AIM OF THE EXERCISE:
In the records below, find the line that contains "Clone this chart in D3.js." and the line that contains "var pieColors = ['#43ab3e', '#3a4f6b', '#000000'];". Set down exactly those lines and every line between them, and nothing more.
++++ RECORDS SHOWN ++++
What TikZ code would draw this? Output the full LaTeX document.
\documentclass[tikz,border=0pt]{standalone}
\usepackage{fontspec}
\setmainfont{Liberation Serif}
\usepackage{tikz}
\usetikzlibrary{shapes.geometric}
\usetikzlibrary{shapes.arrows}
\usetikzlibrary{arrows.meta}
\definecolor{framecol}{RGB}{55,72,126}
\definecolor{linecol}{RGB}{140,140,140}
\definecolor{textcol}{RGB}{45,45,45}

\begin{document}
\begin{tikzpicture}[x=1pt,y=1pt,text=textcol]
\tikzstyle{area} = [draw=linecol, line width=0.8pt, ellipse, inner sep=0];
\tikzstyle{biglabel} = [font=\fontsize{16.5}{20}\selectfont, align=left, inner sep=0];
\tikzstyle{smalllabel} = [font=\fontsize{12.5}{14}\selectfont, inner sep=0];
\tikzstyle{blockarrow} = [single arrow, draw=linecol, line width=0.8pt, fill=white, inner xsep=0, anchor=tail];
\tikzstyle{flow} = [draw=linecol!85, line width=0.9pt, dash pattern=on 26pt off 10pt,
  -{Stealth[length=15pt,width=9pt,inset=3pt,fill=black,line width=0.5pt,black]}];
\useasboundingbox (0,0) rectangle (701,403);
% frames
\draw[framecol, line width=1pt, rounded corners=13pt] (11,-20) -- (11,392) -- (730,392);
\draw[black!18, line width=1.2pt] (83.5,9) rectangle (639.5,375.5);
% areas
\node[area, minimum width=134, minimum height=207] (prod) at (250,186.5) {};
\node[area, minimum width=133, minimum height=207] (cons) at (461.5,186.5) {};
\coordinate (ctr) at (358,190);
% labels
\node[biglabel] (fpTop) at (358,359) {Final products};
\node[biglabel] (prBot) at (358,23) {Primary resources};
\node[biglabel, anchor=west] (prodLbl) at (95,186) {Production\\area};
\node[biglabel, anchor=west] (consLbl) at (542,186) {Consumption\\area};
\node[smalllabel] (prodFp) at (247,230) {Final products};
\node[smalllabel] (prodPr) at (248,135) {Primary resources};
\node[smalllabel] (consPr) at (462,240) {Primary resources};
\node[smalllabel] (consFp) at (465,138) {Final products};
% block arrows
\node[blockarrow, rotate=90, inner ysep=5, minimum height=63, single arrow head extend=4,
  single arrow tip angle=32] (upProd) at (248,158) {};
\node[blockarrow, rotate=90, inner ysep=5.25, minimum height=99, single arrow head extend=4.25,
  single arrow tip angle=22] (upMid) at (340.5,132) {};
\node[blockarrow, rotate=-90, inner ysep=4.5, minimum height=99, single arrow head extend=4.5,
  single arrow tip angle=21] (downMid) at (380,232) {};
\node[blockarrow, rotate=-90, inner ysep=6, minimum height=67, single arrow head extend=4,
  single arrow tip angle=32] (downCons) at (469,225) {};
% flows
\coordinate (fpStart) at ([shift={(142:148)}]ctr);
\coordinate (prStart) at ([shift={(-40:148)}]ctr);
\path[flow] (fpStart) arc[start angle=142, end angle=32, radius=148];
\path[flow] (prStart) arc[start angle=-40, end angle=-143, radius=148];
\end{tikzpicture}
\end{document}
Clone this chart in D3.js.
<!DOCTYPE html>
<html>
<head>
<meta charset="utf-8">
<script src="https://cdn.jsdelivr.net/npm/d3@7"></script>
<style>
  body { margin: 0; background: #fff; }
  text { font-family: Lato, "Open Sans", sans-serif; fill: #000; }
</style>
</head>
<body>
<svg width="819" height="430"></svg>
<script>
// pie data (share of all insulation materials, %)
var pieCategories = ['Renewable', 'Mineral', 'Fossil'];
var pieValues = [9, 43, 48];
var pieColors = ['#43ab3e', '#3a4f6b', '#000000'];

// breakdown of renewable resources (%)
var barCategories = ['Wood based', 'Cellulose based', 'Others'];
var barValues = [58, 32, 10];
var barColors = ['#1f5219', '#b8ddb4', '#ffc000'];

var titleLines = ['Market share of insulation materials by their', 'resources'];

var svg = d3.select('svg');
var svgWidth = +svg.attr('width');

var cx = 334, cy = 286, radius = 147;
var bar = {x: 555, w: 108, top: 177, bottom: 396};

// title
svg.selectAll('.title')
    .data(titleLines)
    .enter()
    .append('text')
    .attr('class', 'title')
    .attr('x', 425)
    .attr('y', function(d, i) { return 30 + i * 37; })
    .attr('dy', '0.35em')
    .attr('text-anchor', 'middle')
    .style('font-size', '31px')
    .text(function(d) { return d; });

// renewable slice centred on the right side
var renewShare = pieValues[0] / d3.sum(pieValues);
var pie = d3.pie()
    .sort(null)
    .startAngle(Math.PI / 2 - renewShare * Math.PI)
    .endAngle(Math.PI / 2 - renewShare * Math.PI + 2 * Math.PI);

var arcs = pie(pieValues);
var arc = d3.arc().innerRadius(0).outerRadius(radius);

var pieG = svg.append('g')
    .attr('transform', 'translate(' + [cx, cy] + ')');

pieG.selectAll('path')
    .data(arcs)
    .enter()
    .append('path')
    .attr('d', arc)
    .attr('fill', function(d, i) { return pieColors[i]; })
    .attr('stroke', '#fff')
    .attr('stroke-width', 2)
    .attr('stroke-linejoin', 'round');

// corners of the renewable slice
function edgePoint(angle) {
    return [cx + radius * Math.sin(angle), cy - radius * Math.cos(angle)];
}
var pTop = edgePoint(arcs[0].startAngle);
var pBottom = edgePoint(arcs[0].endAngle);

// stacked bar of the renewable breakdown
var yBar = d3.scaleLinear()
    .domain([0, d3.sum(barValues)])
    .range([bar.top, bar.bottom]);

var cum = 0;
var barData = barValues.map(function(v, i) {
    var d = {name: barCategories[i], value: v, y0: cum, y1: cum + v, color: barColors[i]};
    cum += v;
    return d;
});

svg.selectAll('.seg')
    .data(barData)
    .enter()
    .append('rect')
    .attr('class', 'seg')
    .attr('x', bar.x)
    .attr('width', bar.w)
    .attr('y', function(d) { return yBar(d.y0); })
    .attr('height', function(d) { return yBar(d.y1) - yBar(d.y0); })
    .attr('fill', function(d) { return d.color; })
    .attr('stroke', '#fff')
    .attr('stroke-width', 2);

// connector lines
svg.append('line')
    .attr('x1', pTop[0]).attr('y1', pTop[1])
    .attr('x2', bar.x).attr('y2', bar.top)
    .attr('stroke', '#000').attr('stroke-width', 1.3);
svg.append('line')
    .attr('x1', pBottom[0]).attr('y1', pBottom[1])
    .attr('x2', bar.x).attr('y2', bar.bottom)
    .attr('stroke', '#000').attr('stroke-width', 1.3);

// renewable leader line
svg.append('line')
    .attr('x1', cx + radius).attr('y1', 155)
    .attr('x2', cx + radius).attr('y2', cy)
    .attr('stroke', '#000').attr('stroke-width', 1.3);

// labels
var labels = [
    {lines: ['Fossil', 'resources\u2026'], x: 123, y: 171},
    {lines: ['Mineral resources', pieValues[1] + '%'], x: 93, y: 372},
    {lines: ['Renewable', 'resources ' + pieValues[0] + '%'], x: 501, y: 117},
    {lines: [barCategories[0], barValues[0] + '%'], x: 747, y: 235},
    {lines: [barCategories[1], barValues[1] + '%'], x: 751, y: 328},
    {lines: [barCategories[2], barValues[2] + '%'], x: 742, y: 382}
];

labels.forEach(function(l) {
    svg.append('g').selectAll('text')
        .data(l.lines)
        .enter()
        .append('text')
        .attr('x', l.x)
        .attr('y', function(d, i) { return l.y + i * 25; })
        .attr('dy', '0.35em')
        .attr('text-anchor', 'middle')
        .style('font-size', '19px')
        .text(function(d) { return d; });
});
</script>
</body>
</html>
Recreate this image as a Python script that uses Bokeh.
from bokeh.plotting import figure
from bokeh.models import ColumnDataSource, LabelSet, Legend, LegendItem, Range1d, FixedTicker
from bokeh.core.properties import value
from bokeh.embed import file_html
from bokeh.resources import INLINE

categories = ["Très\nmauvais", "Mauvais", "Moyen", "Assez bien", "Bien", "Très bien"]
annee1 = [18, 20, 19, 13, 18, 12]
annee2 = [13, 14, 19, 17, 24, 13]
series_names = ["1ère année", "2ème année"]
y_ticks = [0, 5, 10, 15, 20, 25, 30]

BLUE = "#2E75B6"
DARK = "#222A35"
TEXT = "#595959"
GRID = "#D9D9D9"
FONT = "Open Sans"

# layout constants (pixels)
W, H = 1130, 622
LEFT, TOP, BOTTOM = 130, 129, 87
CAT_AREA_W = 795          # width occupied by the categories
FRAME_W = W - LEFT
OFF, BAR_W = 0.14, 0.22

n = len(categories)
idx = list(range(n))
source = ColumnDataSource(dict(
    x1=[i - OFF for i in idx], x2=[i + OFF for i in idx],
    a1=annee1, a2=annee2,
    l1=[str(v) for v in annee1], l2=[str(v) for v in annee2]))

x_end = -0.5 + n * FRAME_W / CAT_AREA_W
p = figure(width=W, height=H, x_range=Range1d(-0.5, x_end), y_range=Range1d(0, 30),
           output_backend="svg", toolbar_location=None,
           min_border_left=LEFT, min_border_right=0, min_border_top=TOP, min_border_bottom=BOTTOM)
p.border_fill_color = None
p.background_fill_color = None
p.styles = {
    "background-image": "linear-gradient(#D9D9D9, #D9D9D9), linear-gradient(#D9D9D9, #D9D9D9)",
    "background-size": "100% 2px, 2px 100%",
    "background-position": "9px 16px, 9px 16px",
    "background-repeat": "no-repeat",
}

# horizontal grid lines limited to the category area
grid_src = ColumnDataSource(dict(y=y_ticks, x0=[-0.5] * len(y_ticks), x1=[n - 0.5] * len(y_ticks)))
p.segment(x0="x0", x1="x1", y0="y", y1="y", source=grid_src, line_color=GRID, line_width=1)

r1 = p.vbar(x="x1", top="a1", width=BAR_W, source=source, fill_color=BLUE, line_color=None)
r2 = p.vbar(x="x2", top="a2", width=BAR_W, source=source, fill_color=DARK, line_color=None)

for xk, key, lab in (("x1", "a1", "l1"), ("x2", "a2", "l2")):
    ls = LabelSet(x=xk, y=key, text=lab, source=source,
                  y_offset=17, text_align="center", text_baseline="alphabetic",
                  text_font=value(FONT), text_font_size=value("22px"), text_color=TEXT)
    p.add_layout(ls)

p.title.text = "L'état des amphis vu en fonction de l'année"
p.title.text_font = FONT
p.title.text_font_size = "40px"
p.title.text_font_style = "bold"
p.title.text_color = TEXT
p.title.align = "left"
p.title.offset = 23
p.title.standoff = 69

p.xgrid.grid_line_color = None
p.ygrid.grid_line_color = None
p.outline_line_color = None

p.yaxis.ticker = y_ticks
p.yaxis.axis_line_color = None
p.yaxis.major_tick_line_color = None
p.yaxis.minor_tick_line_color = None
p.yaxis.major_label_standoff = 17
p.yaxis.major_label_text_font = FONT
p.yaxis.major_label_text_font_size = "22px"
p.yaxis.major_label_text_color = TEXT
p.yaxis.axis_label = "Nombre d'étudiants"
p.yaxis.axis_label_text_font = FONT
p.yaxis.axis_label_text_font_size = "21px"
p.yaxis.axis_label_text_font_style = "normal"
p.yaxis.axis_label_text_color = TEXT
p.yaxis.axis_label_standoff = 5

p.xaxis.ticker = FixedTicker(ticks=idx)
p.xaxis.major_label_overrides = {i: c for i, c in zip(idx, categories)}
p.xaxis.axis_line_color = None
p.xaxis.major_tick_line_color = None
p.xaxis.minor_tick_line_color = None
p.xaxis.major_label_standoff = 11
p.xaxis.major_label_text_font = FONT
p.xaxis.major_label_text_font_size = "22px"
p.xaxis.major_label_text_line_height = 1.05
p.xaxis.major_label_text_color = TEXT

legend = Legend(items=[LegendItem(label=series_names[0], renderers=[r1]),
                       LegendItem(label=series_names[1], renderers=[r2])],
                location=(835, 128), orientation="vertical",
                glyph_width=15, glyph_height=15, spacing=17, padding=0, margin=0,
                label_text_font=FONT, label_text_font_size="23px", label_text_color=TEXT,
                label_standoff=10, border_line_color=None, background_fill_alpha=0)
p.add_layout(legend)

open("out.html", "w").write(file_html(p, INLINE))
++++
ANSWER IN FULL:
Clone this chart in D3.js.
<!DOCTYPE html>
<html>
<head>
<meta charset="utf-8">
<script src="https://cdn.jsdelivr.net/npm/d3@7"></script>
<style>
  body { margin: 0; background: #fff; }
  text { font-family: Lato, "Open Sans", sans-serif; fill: #000; }
</style>
</head>
<body>
<svg width="819" height="430"></svg>
<script>
// pie data (share of all insulation materials, %)
var pieCategories = ['Renewable', 'Mineral', 'Fossil'];
var pieValues = [9, 43, 48];
var pieColors = ['#43ab3e', '#3a4f6b', '#000000'];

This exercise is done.